What are we to make of all this? Suppose (as I am sure our author will grant), that the chief factual premise of the argument is correct. If the United States had declined to prosecute the cold war, the bandwagon effect would have led to Soviet dominance of the international system. Certainly, this is not an appealing prospect; but even in such circumstances, America’s geographic position and nuclear arsenal rendered us invulnerable to Soviet assault. Nor is it likely that our foreign trade could be cut off: for the Soviets to attempt this would deprive them of resources vital to their own economy.
And this raises a more telling point. Even those who think Soviet hegemony in the international system sufficiently bad to justify war need to ask themselves a key question. Given the weakness of socialism as a method of economic organization, were the Soviets in any position to maintain world hegemony? Does not Mises’s socialist calculation argument suffice to show that no scheme of Soviet world dominance could work?
But, you may say, suppose the Soviets shifted to capitalism. Could they not threaten us with a hegemonic non_socialist system? In such a case, though, the ideological imperative that Mr. Lind uses to ground his case that the Soviets sought world dominance collapses. Absent Marxist-Leninist fanaticism, is not Russia simply an ordinary state?
Mr. Lind nowhere addresses Mises’s argument directly, but one passage indicates his likely response. He suggests that plunder from conquered countries would enable the Soviets to keep their empire indefinitely intact. “In fact, conquest can be profitable, if the costs of repressing the conquered are outweighed by the additions to the resource base of the conqueror” (p. 53). But how long could this expedient last? Eventually, a socialist system must collapse into chaos.
Mr. Lind’s attempt to show that the United States faced disaster unless it engaged in “proxy wars” thus fails. And in any case we have so far conceded to him too much. If a nation makes commitments it does not keep, it will lose credibility. With this precious asset in tatters, other nations will bandwagon to the opposition. So runs his argument, but is there not a glaring problem in its logic?
The bad consequences that the argument foresees arise only if we make commitments in the first place. If we do not, we display no weakness and forfeit no credibility. Could not an America without foreign entanglements credibly threaten prospective invaders with retaliation?
Mr. Lind might reply with an endeavor to separate the credibility and bandwagon strands of his case. Even if the United States made no foreign commitments, and thus lost no credibility, would not countries be apt to join ranks with an aggressive Soviet Union?
But why would they? The whole “bandwagon effect” is a mere theory devised by Mr. Lind’s maximal realists. The examples given in its support (e.g., British foreign policy in the 1930s) gain their force through invoking lost credibility. Without this, the argument rests on nothing.

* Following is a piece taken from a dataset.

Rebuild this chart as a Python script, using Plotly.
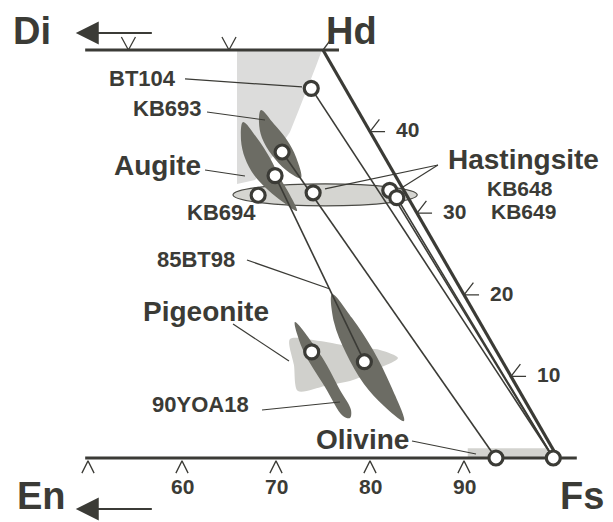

We may I think go further. Imagine that you were the foreign minister of a medium_sized country right after US withdrawal under Richard Nixon from Vietnam. Given the loss of life in Vietnam, and the attendant physical destruction of the country, in which of these two ways would you reason? “I don’t want my country to be destroyed! I had better distance myself as far as possible from the United States”; or, “Wonderful! Considering the years of struggle the US exerted in Vietnam, I know that a commitment from it cannot be broken. Of course, the US did withdraw, and South Vietnam fell to Communism. But as Michael Lind has explained in his great book, this is the best that could be done, given the constraints of American domestic politics. I shall break down the door to ally with the US!” The choice is yours.